His brother Tripp remains a different, more complicated story. One week before Clemson played Alabama in the 2015 College Football Championship, Tripp was arrested in Florida for aggravated stalking. The incident involved Tripp’s fourth wife, who told police that he violated a restraining order by continuing to harass her online and in person. That forced Dabo to address yet again his family’s private troubles in public fashion—and at the worst possible time. “Part of what’s disappointing is I have to get sucked into his world because of who I am and what my job is,” Dabo told me months later. “I understand that comes with the territory. I love Tripp, but I don’t always like him. Life is about choices, and he’s made a lot of bad ones.”
In the months after the loss to Alabama, Dabo had only occasional contact with Tripp. It remains a touchy subject. During the course of our conversations, Dabo was happy to provide me with phone numbers so I could interview friends, colleagues, and members of his family, but he was adamant that he did not want me to call Tripp. “That is not something that he is prepared to handle,” he said.
Despite his family’s battles with alcohol, Swinney is no teetotaler. He enjoys his r
ed wine, and he especially enjoys the company of people who were with him before he was rich and famous. Woody McCorvey, his old receivers coach at Alabama, is Clemson’s associate athletic director for football administration, although Swinney refers to him more accurately as “my national security adviser.” Danny Pearman, who served on the staff with Swinney at Alabama, is Clemson’s special teams coordinator and tight ends coach. Three other former Alabama teammates have staff positions, and when Swinney holds his annual summer camp for local youngsters, he welcomes in dozens of former players and teammates, as well as his old high school crew from Pelham. “It’s amazing how he never changes,” says Saia, his childhood friend. “I was just at his camp and he was introducing a bunch of his guys.
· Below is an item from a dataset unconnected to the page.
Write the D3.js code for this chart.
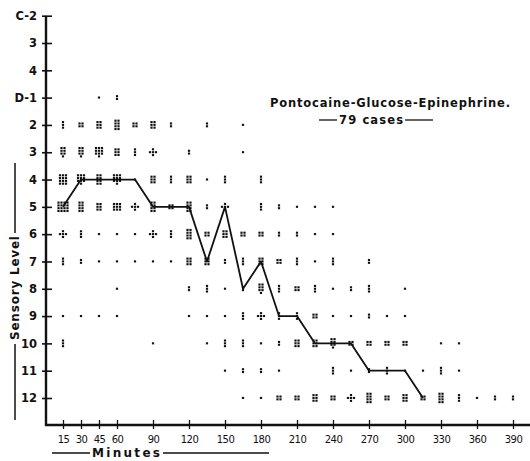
<!DOCTYPE html>
<html>
<head>
<meta charset="UTF-8">
<title>Pontocaine-Glucose-Epinephrine</title>
<script src="https://d3js.org/d3.v7.min.js"></script>
<style>
    body { margin: 0; background: #fff; }
    svg text { font-family: "DejaVu Sans", sans-serif; fill: #111; }
</style>
</head>
<body>
<svg id="chart" width="530" height="461"></svg>
<script>
// minutes after injection, one column of dots every 15 min
const times = [15, 30, 45, 60, 75, 90, 105, 120, 135, 150, 165, 180, 195, 210, 225,
    240, 255, 270, 285, 300, 315, 330, 345, 360, 375, 390];
const xTicks = [15, 30, 45, 60, 90, 120, 150, 180, 210, 240, 270, 300, 330, 360, 390];

// sensory levels, top to bottom
const levels = ["C2", "C3", "C4", "D1", "D2", "D3", "D4", "D5", "D6", "D7", "D8", "D9", "D10", "D11", "D12"];
const levelLabels = ["C-2", "3", "4", "D-1", "2", "3", "4", "5", "6", "7", "8", "9", "10", "11", "12"];

// number of cases at each level (rows) for each time (columns)
const counts = [
    /* C2  */ [0, 0, 0, 0, 0, 0, 0, 0, 0, 0, 0, 0, 0, 0, 0, 0, 0, 0, 0, 0, 0, 0, 0, 0, 0, 0],
    /* C3  */ [0, 0, 0, 0, 0, 0, 0, 0, 0, 0, 0, 0, 0, 0, 0, 0, 0, 0, 0, 0, 0, 0, 0, 0, 0, 0],
    /* C4  */ [0, 0, 0, 0, 0, 0, 0, 0, 0, 0, 0, 0, 0, 0, 0, 0, 0, 0, 0, 0, 0, 0, 0, 0, 0, 0],
    /* D1  */ [0, 0, 1, 2, 0, 0, 0, 0, 0, 0, 0, 0, 0, 0, 0, 0, 0, 0, 0, 0, 0, 0, 0, 0, 0, 0],
    /* D2  */ [3, 4, 6, 8, 4, 6, 2, 0, 2, 0, 1, 0, 0, 0, 0, 0, 0, 0, 0, 0, 0, 0, 0, 0, 0, 0],
    /* D3  */ [7, 7, 10, 6, 3, 5, 0, 2, 0, 0, 1, 0, 0, 0, 0, 0, 0, 0, 0, 0, 0, 0, 0, 0, 0, 0],
    /* D4  */ [12, 10, 8, 10, 1, 6, 3, 6, 1, 3, 0, 3, 0, 0, 0, 0, 0, 0, 0, 0, 0, 0, 0, 0, 0, 0],
    /* D5  */ [16, 8, 6, 9, 5, 8, 4, 8, 2, 5, 0, 3, 2, 1, 1, 1, 0, 0, 0, 0, 0, 0, 0, 0, 0, 0],
    /* D6  */ [5, 3, 1, 1, 1, 5, 3, 8, 4, 6, 4, 4, 2, 2, 1, 1, 0, 0, 0, 0, 0, 0, 0, 0, 0, 0],
    /* D7  */ [3, 2, 1, 1, 1, 1, 1, 6, 6, 2, 3, 6, 4, 3, 1, 3, 0, 2, 0, 0, 0, 0, 0, 0, 0, 0],
    /* D8  */ [0, 0, 0, 1, 0, 0, 0, 2, 3, 1, 2, 7, 3, 4, 3, 1, 2, 3, 0, 1, 0, 0, 0, 0, 0, 0],
    /* D9  */ [1, 1, 1, 1, 0, 0, 0, 1, 1, 1, 3, 5, 3, 3, 4, 1, 1, 2, 1, 1, 0, 0, 0, 0, 0, 0],
    /* D10 */ [3, 0, 0, 0, 0, 1, 0, 0, 1, 3, 3, 1, 2, 6, 6, 7, 4, 4, 4, 4, 0, 1, 1, 0, 0, 0],
    /* D11 */ [0, 0, 0, 0, 0, 0, 0, 0, 0, 1, 2, 2, 1, 0, 0, 3, 1, 2, 3, 1, 1, 3, 1, 0, 0, 0],
    /* D12 */ [0, 0, 0, 0, 0, 0, 0, 0, 0, 0, 1, 1, 4, 4, 6, 4, 5, 8, 4, 6, 4, 8, 3, 1, 2, 2]
];

// median level line
const medianTimes = [15, 30, 45, 60, 75, 90, 105, 120, 135, 150, 165, 180, 195, 210, 225, 240, 255, 270, 285, 300, 315];
const medianLevels = ["D5", "D4", "D4", "D4", "D4", "D5", "D5", "D5", "D7", "D5", "D8", "D7", "D9", "D9",
    "D10", "D10", "D10", "D11", "D11", "D11", "D12"];

const svg = d3.select("#chart");
const ink = "#111";

const x = d3.scaleLinear().domain([0, 390]).range([45, 513]);
const y = d3.scalePoint().domain(levels).range([15.7, 398]);
const axisY = 425, axisX = 46;

// cells with a count
const cells = [];
levels.forEach((lv, i) => {
    times.forEach((t, j) => {
        if (counts[i][j] > 0) cells.push({ t: t, level: lv, n: counts[i][j] });
    });
});

// little cluster of dots, one dot per case
function cluster(n) {
    const pts = [];
    if (n === 5) {
        return [[0, -2.9], [-3, 0], [0, 0], [3, 0], [0, 2.9]];
    }
    const cols = n <= 3 ? 1 : n <= 8 ? 2 : n <= 12 ? 3 : 4;
    const rows = Math.ceil(n / cols);
    const dx = 3, dy = 2.8;
    for (let k = 0; k < n; k++) {
        const r = Math.floor(k / cols);
        const c = k % cols;
        const inRow = Math.min(cols, n - r * cols);
        pts.push([(c - (inRow - 1) / 2) * dx, (r - (rows - 1) / 2) * dy]);
    }
    return pts;
}

const g = svg.append("g");
cells.forEach(d => {
    const cx = x(d.t), cy = y(d.level);
    g.selectAll(null)
        .data(cluster(d.n))
        .enter()
        .append("rect")
        .attr("x", p => cx + p[0] - 1.1)
        .attr("y", p => cy + p[1] - 1.1)
        .attr("width", 2.2)
        .attr("height", 2.1)
        .attr("fill", ink);
});

// median line
const medians = medianTimes.map((t, i) => ({ t: t, level: medianLevels[i] }));
svg.append("path")
    .datum(medians)
    .attr("fill", "none")
    .attr("stroke", ink)
    .attr("stroke-width", 1.8)
    .attr("stroke-linejoin", "round")
    .attr("d", d3.line().x(d => x(d.t)).y(d => y(d.level)));

// axes lines
svg.append("path")
    .attr("d", `M${axisX},${y("C2")}V${axisY}H530`)
    .attr("fill", "none")
    .attr("stroke", ink)
    .attr("stroke-width", 2.4);

const leftAxis = d3.axisLeft(y)
    .tickSize(0)
    .tickPadding(9)
    .tickFormat((d, i) => levelLabels[i]);
const yAxis = svg.append("g")
    .attr("transform", `translate(${axisX},0)`)
    .call(leftAxis);
yAxis.select(".domain").remove();
yAxis.selectAll(".tick line")
    .attr("x1", -4).attr("x2", 6)
    .attr("stroke", ink).attr("stroke-width", 1.6);
yAxis.selectAll(".tick text")
    .style("font-size", "11.5px")
    .style("font-weight", "bold")
    .attr("fill", ink);

const bottomAxis = d3.axisBottom(x)
    .tickValues(xTicks)
    .tickSize(0)
    .tickPadding(11);
const xAxis = svg.append("g")
    .attr("transform", `translate(0,${axisY})`)
    .call(bottomAxis);
xAxis.select(".domain").remove();
xAxis.selectAll(".tick line")
    .attr("y1", -5).attr("y2", 4)
    .attr("stroke", ink).attr("stroke-width", 1.3);
xAxis.selectAll(".tick text")
    .style("font-size", "10px")
    .style("letter-spacing", "-0.6px")
    .attr("fill", ink);

// axis titles
svg.append("text")
    .attr("transform", "translate(19,288) rotate(-90)")
    .attr("text-anchor", "middle")
    .style("font-size", "12px")
    .style("font-weight", "bold")
    .attr("textLength", 104)
    .text("Sensory Level");
svg.append("line").attr("x1", 15).attr("x2", 15).attr("y1", 163).attr("y2", 233)
    .attr("stroke", ink).attr("stroke-width", 1.5);
svg.append("line").attr("x1", 15).attr("x2", 15).attr("y1", 344).attr("y2", 420)
    .attr("stroke", ink).attr("stroke-width", 1.5);

svg.append("text")
    .attr("x", 92).attr("y", 457)
    .style("font-size", "12px")
    .style("font-weight", "bold")
    .attr("textLength", 68)
    .text("Minutes");
svg.append("line").attr("x1", 52).attr("x2", 90).attr("y1", 453).attr("y2", 453)
    .attr("stroke", ink).attr("stroke-width", 1.3);
svg.append("line").attr("x1", 163).attr("x2", 269).attr("y1", 453).attr("y2", 453)
    .attr("stroke", ink).attr("stroke-width", 1.3);

// title
svg.append("text")
    .attr("x", 270).attr("y", 107)
    .style("font-size", "11.5px")
    .style("font-weight", "bold")
    .attr("textLength", 240)
    .text("Pontocaine-Glucose-Epinephrine.");
svg.append("text")
    .attr("x", 339).attr("y", 124)
    .style("font-size", "11.5px")
    .style("font-weight", "bold")
    .attr("textLength", 64)
    .text("79 cases");
svg.append("line").attr("x1", 319).attr("x2", 337).attr("y1", 120).attr("y2", 120)
    .attr("stroke", ink).attr("stroke-width", 1.3);
svg.append("line").attr("x1", 405).attr("x2", 433).attr("y1", 120).attr("y2", 120)
    .attr("stroke", ink).attr("stroke-width", 1.3);
</script>
</body>
</html>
He’s rattling off all these dates and statistics real quick, and I’m thinking, God almighty, how does he remember all that? We stay at his lake house a lot, and I just keep thinking, Same old Dabo, cutting up like we were still in high school. He’s just a great person to be friends with.”
When I spoke with Swinney just before the start of the 2017 season, he was in his usual upbeat state of mind, even though he knew he was going to have to replace many of the key starters from his championship team, starting with his quarterback. “My word this year is appreciation,” he told me. “I just want to have a deep appreciation for the journey because at the end of the day, that’s what you love the most. I want my players to have that, I want my staff to have that. Let’s don’t wait until it’s over to appreciate things. The moment we won that game was great, but the best part was the journey getting there.”